■ Provided data ■
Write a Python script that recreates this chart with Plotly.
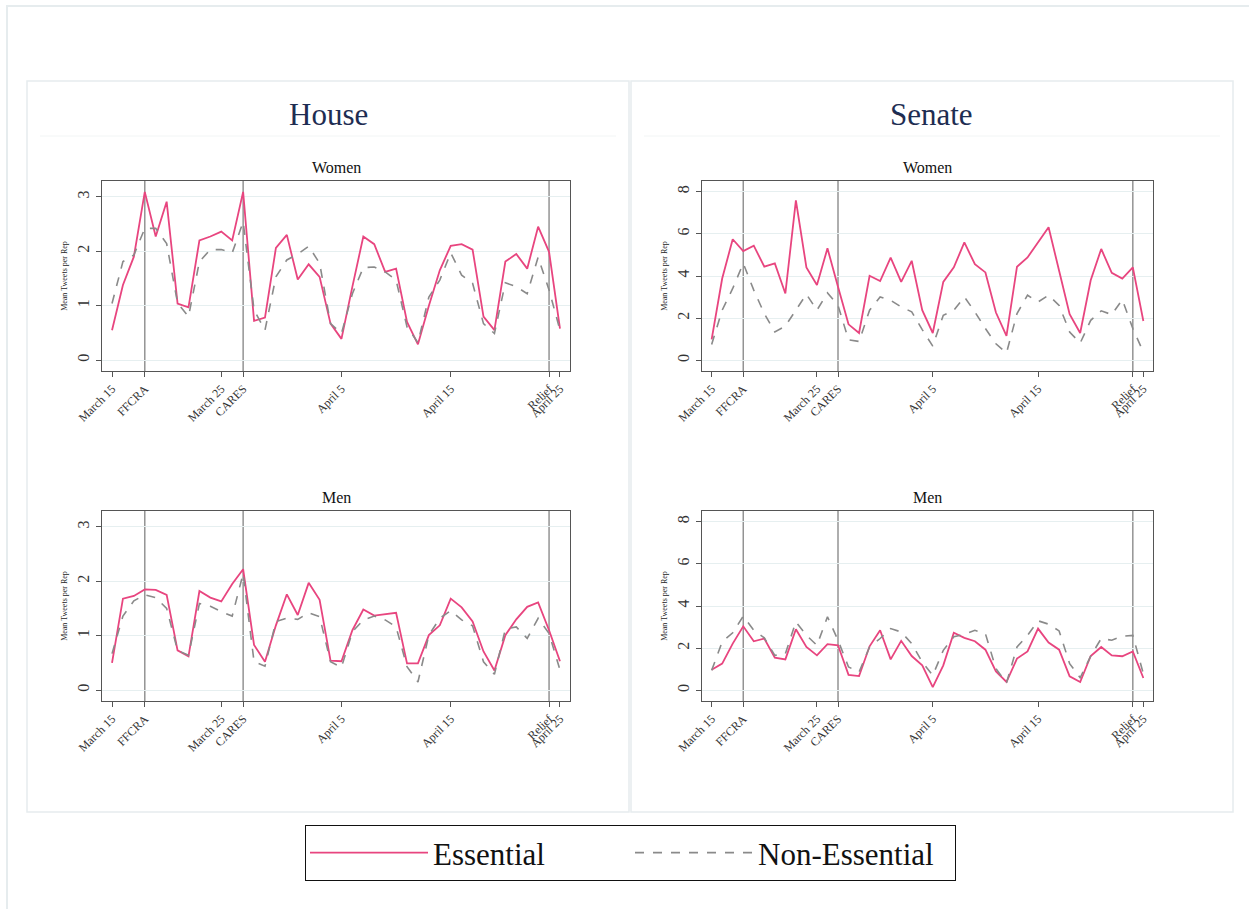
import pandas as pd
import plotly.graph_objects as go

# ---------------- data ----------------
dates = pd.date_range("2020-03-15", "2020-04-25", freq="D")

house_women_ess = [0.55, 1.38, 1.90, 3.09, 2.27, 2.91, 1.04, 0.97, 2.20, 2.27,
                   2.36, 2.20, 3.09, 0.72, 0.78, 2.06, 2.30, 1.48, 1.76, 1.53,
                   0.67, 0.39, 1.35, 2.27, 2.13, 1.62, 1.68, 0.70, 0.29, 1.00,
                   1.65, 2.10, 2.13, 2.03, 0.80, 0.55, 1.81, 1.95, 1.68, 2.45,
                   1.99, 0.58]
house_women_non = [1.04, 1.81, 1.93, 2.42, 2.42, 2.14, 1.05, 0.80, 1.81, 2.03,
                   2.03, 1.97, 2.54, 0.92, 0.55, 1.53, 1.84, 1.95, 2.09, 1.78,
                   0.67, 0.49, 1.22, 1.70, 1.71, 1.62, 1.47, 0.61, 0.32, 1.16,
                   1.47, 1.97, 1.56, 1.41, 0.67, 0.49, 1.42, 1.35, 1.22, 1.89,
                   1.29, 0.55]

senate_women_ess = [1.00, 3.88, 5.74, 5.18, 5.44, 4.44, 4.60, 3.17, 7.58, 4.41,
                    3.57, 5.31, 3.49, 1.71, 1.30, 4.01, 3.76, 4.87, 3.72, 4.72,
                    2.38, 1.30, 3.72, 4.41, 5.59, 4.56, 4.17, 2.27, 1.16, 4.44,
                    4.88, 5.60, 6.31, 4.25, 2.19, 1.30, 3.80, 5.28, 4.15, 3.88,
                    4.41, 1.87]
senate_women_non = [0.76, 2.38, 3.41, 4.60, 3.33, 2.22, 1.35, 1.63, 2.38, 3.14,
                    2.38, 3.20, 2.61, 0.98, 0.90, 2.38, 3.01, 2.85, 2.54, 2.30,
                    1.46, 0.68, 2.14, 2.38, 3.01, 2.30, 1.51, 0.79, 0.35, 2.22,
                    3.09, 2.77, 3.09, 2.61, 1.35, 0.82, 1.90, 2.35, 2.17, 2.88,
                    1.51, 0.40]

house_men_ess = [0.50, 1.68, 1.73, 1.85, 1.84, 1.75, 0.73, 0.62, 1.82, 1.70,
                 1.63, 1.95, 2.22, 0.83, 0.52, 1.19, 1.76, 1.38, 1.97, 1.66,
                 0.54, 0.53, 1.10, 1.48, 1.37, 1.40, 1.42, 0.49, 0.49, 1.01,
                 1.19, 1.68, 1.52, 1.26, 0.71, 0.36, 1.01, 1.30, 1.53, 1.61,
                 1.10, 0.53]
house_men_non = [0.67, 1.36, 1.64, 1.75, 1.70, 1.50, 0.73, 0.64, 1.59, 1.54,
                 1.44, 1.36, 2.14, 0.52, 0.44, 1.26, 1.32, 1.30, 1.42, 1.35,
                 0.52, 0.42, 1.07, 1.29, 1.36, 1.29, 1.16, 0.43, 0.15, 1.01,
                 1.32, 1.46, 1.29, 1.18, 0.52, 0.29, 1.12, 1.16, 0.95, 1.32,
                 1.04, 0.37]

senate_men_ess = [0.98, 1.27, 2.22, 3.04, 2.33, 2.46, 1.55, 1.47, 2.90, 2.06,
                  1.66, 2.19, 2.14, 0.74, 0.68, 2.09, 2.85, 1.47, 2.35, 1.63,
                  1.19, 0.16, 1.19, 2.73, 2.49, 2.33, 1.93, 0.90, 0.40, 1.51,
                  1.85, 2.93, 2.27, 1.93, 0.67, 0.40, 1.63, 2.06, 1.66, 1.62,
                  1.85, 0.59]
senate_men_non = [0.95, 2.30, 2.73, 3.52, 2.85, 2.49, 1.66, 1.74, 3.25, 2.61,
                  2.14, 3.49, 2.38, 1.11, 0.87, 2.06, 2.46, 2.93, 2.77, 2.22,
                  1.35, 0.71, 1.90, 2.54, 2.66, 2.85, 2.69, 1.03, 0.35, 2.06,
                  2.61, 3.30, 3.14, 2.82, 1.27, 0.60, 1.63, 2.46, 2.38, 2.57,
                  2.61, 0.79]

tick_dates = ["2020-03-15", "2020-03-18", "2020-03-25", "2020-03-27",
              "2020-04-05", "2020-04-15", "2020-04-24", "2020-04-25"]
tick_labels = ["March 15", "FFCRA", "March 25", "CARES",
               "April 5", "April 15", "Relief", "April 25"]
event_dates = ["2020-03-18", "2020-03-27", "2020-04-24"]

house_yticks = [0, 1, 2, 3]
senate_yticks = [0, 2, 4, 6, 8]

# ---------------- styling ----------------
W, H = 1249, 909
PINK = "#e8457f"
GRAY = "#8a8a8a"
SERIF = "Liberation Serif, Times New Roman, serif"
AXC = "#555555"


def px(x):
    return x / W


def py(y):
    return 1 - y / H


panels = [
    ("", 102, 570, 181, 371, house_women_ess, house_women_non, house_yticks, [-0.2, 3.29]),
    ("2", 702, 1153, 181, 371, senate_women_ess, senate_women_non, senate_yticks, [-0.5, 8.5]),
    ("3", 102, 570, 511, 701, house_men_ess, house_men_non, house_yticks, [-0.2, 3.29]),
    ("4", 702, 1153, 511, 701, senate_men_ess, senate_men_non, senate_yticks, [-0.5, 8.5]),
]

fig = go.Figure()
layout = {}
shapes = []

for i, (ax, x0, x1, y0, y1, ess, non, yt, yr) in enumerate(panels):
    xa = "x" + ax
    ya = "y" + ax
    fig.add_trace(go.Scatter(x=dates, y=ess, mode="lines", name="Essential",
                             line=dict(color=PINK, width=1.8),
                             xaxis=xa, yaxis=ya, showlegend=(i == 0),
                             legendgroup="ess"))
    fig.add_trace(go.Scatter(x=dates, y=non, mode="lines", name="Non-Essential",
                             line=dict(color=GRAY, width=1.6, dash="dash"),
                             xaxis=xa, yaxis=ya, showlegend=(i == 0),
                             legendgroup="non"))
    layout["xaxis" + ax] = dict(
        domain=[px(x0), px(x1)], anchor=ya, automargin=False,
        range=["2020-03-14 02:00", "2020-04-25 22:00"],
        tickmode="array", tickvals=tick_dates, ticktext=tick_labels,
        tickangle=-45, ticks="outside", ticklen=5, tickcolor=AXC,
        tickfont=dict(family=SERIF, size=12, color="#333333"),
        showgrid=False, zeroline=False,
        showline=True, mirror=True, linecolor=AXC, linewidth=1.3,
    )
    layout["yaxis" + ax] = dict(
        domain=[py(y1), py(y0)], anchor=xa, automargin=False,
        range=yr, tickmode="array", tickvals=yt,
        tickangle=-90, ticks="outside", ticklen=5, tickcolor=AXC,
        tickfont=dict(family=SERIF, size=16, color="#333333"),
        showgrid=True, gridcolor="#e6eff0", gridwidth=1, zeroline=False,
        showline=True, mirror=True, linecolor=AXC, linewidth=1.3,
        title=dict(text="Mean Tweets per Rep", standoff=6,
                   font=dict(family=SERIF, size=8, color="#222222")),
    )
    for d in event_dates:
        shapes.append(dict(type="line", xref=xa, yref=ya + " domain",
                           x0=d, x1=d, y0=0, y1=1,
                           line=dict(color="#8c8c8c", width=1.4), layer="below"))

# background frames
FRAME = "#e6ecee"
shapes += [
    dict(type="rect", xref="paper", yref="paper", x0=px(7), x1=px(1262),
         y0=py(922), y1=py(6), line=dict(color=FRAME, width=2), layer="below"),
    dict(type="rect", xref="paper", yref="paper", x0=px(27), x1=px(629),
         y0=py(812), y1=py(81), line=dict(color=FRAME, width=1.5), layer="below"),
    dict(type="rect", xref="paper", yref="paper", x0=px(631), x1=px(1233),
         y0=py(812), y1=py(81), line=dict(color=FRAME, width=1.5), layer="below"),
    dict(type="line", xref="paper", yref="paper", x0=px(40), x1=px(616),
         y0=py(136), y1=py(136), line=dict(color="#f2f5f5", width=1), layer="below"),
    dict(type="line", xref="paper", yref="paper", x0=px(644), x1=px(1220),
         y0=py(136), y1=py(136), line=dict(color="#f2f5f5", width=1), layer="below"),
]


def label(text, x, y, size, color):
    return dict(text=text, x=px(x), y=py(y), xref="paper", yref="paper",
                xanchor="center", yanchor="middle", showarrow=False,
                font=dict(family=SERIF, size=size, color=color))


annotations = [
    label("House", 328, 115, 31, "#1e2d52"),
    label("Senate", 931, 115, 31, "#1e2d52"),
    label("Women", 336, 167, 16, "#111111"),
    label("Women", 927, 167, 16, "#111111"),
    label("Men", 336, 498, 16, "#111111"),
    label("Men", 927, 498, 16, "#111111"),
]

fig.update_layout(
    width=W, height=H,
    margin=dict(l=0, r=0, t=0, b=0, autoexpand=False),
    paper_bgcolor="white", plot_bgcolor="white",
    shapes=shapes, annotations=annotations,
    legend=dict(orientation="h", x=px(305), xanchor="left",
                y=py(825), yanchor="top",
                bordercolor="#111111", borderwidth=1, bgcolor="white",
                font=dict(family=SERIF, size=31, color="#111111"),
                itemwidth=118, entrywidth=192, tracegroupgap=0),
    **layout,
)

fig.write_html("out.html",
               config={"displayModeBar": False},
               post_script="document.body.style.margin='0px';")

■ Set problem ■
Return nothing but the lines running from the start of the data to the line with "1.29, 0.55]", please, both ends included and no pictures.

■ Complete response ■
Write a Python script that recreates this chart with Plotly.
import pandas as pd
import plotly.graph_objects as go

# ---------------- data ----------------
dates = pd.date_range("2020-03-15", "2020-04-25", freq="D")

house_women_ess = [0.55, 1.38, 1.90, 3.09, 2.27, 2.91, 1.04, 0.97, 2.20, 2.27,
                   2.36, 2.20, 3.09, 0.72, 0.78, 2.06, 2.30, 1.48, 1.76, 1.53,
                   0.67, 0.39, 1.35, 2.27, 2.13, 1.62, 1.68, 0.70, 0.29, 1.00,
                   1.65, 2.10, 2.13, 2.03, 0.80, 0.55, 1.81, 1.95, 1.68, 2.45,
                   1.99, 0.58]
house_women_non = [1.04, 1.81, 1.93, 2.42, 2.42, 2.14, 1.05, 0.80, 1.81, 2.03,
                   2.03, 1.97, 2.54, 0.92, 0.55, 1.53, 1.84, 1.95, 2.09, 1.78,
                   0.67, 0.49, 1.22, 1.70, 1.71, 1.62, 1.47, 0.61, 0.32, 1.16,
                   1.47, 1.97, 1.56, 1.41, 0.67, 0.49, 1.42, 1.35, 1.22, 1.89,
                   1.29, 0.55]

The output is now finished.